┌──

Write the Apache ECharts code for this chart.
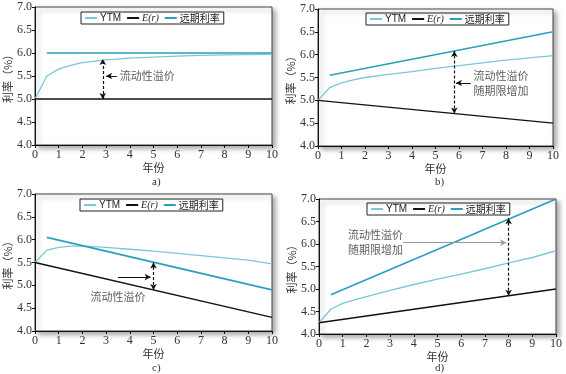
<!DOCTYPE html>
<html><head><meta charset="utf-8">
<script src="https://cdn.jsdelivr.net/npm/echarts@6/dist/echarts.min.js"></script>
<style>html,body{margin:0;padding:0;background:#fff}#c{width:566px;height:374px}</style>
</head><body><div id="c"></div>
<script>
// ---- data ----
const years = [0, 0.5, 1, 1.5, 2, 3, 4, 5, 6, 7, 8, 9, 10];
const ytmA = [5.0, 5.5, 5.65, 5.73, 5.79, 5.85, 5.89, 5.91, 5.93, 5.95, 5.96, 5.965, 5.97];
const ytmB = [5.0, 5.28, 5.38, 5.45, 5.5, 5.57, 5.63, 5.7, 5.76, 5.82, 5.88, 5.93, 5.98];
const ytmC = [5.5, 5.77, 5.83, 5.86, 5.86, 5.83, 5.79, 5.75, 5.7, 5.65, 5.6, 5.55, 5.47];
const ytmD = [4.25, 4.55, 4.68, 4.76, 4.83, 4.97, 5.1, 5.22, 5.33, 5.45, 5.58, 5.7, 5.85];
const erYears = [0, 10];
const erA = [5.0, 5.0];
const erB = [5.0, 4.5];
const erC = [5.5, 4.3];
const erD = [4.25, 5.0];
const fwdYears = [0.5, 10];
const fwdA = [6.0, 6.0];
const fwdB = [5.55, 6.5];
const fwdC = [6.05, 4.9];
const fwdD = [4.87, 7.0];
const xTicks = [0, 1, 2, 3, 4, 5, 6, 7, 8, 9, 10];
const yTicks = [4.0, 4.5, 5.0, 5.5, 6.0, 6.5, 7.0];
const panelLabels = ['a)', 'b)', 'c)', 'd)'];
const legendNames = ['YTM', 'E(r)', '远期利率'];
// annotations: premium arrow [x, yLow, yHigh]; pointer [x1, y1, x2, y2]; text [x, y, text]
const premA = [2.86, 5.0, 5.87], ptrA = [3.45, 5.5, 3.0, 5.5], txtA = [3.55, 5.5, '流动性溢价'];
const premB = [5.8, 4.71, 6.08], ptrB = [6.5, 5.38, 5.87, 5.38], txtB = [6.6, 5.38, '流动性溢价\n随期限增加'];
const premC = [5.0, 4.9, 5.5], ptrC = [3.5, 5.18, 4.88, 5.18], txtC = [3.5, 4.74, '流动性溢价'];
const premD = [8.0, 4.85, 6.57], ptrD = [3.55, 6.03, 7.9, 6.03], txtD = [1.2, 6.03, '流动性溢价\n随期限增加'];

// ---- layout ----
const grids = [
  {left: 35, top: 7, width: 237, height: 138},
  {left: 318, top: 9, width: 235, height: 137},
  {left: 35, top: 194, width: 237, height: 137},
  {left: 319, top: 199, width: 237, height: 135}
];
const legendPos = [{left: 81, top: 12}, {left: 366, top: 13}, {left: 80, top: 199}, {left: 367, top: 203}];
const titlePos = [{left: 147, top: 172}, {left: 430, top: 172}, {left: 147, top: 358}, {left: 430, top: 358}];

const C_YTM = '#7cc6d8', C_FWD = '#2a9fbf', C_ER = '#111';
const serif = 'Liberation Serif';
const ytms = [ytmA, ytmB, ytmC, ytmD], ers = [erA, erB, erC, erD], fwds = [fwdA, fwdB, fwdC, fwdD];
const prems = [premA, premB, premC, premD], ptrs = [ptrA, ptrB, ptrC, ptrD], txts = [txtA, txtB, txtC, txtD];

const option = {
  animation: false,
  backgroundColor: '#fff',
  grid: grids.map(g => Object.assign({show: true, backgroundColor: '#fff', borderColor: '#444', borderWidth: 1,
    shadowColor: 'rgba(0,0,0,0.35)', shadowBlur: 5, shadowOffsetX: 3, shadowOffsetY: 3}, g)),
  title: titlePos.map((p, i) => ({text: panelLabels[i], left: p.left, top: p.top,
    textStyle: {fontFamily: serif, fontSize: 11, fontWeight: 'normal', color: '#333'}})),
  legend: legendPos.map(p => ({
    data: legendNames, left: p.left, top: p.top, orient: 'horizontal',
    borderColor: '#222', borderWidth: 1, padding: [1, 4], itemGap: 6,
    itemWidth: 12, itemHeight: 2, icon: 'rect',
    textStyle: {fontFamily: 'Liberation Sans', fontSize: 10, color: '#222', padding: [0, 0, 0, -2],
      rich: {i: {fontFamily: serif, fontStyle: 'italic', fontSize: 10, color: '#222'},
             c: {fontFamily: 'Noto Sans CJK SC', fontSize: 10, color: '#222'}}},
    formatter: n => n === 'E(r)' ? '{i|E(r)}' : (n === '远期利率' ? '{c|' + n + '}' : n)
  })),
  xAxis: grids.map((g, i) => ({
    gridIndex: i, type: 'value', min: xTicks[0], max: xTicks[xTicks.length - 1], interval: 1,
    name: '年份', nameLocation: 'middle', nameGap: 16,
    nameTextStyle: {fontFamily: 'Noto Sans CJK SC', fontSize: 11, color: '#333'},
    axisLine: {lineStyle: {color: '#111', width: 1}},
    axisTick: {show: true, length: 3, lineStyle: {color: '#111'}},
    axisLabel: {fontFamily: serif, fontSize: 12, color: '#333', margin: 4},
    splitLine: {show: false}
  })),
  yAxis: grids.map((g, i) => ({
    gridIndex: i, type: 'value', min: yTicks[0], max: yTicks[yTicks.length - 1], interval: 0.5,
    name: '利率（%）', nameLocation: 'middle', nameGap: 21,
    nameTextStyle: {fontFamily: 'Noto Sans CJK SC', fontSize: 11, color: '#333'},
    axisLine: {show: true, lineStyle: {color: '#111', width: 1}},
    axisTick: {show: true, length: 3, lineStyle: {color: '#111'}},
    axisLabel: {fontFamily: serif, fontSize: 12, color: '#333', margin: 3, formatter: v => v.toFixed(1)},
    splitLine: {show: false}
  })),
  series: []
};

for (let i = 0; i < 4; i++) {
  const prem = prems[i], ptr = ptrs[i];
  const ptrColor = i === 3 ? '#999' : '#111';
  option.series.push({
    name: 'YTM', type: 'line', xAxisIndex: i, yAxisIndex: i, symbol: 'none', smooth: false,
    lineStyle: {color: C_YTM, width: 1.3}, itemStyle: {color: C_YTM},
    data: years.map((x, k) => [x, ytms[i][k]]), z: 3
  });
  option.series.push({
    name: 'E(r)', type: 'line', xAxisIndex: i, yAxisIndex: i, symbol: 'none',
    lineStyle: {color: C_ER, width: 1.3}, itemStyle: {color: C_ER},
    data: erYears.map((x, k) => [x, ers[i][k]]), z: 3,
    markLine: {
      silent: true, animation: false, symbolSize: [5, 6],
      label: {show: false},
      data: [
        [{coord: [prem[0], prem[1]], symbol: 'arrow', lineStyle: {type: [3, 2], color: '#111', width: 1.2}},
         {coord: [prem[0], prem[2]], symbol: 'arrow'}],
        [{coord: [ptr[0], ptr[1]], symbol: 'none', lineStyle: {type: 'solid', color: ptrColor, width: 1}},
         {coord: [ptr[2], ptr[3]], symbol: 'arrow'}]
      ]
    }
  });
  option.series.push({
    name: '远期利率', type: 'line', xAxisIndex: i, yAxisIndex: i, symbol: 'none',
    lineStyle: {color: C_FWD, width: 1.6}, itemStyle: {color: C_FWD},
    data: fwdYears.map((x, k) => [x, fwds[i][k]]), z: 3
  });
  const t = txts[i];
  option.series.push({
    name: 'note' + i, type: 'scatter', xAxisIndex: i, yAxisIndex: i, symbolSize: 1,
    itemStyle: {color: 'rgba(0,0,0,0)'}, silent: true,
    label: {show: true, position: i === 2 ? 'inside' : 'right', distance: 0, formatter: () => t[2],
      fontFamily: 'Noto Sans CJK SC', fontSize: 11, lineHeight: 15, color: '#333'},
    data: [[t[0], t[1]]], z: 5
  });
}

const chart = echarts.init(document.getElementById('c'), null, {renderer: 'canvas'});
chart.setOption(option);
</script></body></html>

└──

• YOUR GOAL: Restate, line by line and word for word, everything from the top of the material through the line that contains "const premD = [8.0, 4.85, 6.57], ptrD". Leave pictures out.

• ANSWER TO THE EXERCISE:
Write the Apache ECharts code for this chart.
<!DOCTYPE html>
<html><head><meta charset="utf-8">
<script src="https://cdn.jsdelivr.net/npm/echarts@6/dist/echarts.min.js"></script>
<style>html,body{margin:0;padding:0;background:#fff}#c{width:566px;height:374px}</style>
</head><body><div id="c"></div>
<script>
// ---- data ----
const years = [0, 0.5, 1, 1.5, 2, 3, 4, 5, 6, 7, 8, 9, 10];
const ytmA = [5.0, 5.5, 5.65, 5.73, 5.79, 5.85, 5.89, 5.91, 5.93, 5.95, 5.96, 5.965, 5.97];
const ytmB = [5.0, 5.28, 5.38, 5.45, 5.5, 5.57, 5.63, 5.7, 5.76, 5.82, 5.88, 5.93, 5.98];
const ytmC = [5.5, 5.77, 5.83, 5.86, 5.86, 5.83, 5.79, 5.75, 5.7, 5.65, 5.6, 5.55, 5.47];
const ytmD = [4.25, 4.55, 4.68, 4.76, 4.83, 4.97, 5.1, 5.22, 5.33, 5.45, 5.58, 5.7, 5.85];
const erYears = [0, 10];
const erA = [5.0, 5.0];
const erB = [5.0, 4.5];
const erC = [5.5, 4.3];
const erD = [4.25, 5.0];
const fwdYears = [0.5, 10];
const fwdA = [6.0, 6.0];
const fwdB = [5.55, 6.5];
const fwdC = [6.05, 4.9];
const fwdD = [4.87, 7.0];
const xTicks = [0, 1, 2, 3, 4, 5, 6, 7, 8, 9, 10];
const yTicks = [4.0, 4.5, 5.0, 5.5, 6.0, 6.5, 7.0];
const panelLabels = ['a)', 'b)', 'c)', 'd)'];
const legendNames = ['YTM', 'E(r)', '远期利率'];
// annotations: premium arrow [x, yLow, yHigh]; pointer [x1, y1, x2, y2]; text [x, y, text]
const premA = [2.86, 5.0, 5.87], ptrA = [3.45, 5.5, 3.0, 5.5], txtA = [3.55, 5.5, '流动性溢价'];
const premB = [5.8, 4.71, 6.08], ptrB = [6.5, 5.38, 5.87, 5.38], txtB = [6.6, 5.38, '流动性溢价\n随期限增加'];
const premC = [5.0, 4.9, 5.5], ptrC = [3.5, 5.18, 4.88, 5.18], txtC = [3.5, 4.74, '流动性溢价'];
const premD = [8.0, 4.85, 6.57], ptrD = [3.55, 6.03, 7.9, 6.03], txtD = [1.2, 6.03, '流动性溢价\n随期限增加'];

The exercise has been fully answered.